La primera mitad de Obras de amor es una reflexión sostenida sobre el mandamiento bíblico «Amarás a tu prójimo como a ti mismo» (Mateo 22:36). Este amor mandado se contrapone al amor erótico y a la amistad. A través de sus poetas, la sociedad celebra estas dos formas de amor, pero sólo Dios se atreve a ordenar el amor al prójimo. Los amores celebrados son espontáneos: surgen naturalmente, por inclinación, y por tanto no por obligación. A los niños no hay que enseñarles a buscar amigos; ni, en la pubertad, hay que ordenarles que se enamoren. Los amores célebres son también preferenciales: uno se siente atraído por esta persona pero no por aquella como amigo o amante; algo en el otro es atractivo o satisfaría su deseo si la relación pudiera establecerse. Por ser espontáneos y preferenciales, Kierkegaard llama a los amores célebres formas de «amor propio»
Esto no quiere decir que todo amigo o amante sea egoísta. Pero, por su naturaleza excluyente, tales relaciones son el autoamor del «Nosotros», incluso cuando el «Yo» no es egoísta en la relación. Aquí se ven las ramificaciones políticas del amor ordenado, ya que una ética que restringe la benevolencia a la propia familia, tribu, nación, raza o clase expresa sólo el amor propio del Nosotros.

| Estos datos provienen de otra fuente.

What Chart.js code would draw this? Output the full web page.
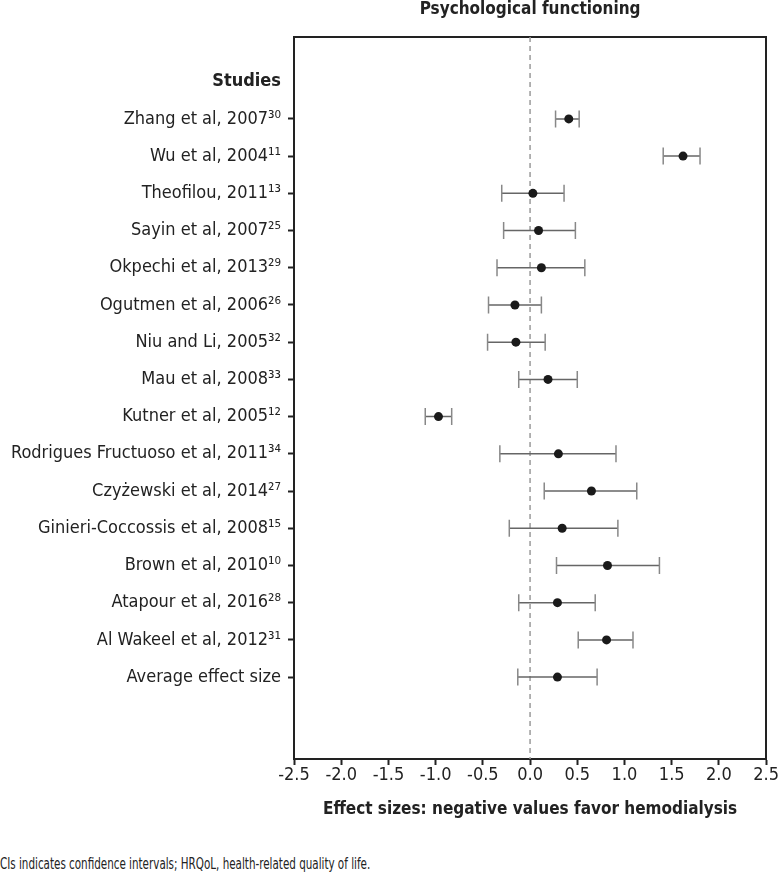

Por el contrario, el amor ordenado no es espontáneo, y necesita ser ordenado precisamente porque no es preferencial. No es necesario que otra persona sea atractiva o pertenezca al mismo Nosotros para ser el prójimo, a quien uno debe amar. Incluso el enemigo puede ser el prójimo, razón por la cual la sociedad nunca se atreve a exigir que se ame al prójimo como a uno mismo. Para el cristiano, este mandamiento proviene de Cristo, que es en sí mismo su encarnación para ser imitado.
No se podía esperar que la élite literaria y filosófica se centrara en lo extenuante de la fe como relación personal con Dios no respaldada por la razón, o en lo extenuante del amor como responsabilidad hacia y por el prójimo no respaldada por el ethos de la sociedad. Esa tarea era responsabilidad de la iglesia, una responsabilidad que, en opinión de Kierkegaard, la iglesia había fracasado estrepitosamente en cumplir. A medida que estos temas se fueron perfilando en sus escritos, el ataque a la cristiandad con el que terminó su vida se hizo inevitable.
Kierkegaard dice que sus escritos en su conjunto son religiosos. La mejor manera de considerarlos es como pertenecientes a las tradiciones proféticas, en las que las creencias religiosas se convierten en la base de una crítica a las comunidades religiosas que las profesan. Las teologías del siglo XX que fueron influenciadas por Kierkegaard van más allá de las tareas de afirmación metafísica e instrucción ética para realizar una crítica de la piedad complaciente. En las filosofías existenciales -que a menudo son menos abiertamente teológicas y a veces totalmente laicas- se mantiene este elemento de crítica, pero se dirige contra las formas de vida personal y social que no se toman las tareas de la existencia humana suficientemente en serio. Así, Friedrich Nietzsche (1844-1900) se queja de que sus contemporáneos laicos no se toman la muerte de Dios lo suficientemente en serio, al igual que Kierkegaard se queja de que sus contemporáneos cristianos no se toman a Dios lo suficientemente en serio. Asimismo, el fenomenólogo existencial alemán Martin Heidegger (1889-1976) describe cómo la gente se hace la vida demasiado fácil pensando y haciendo sólo lo que «ellos» piensan y hacen. Y Jean-Paul Sartre (1905-80), el principal representante del existencialismo ateo en Francia, llama la atención sobre el modo en que las personas se permiten el autoengaño de la «mala fe» para pensar más en sí mismas de lo que los hechos justifican.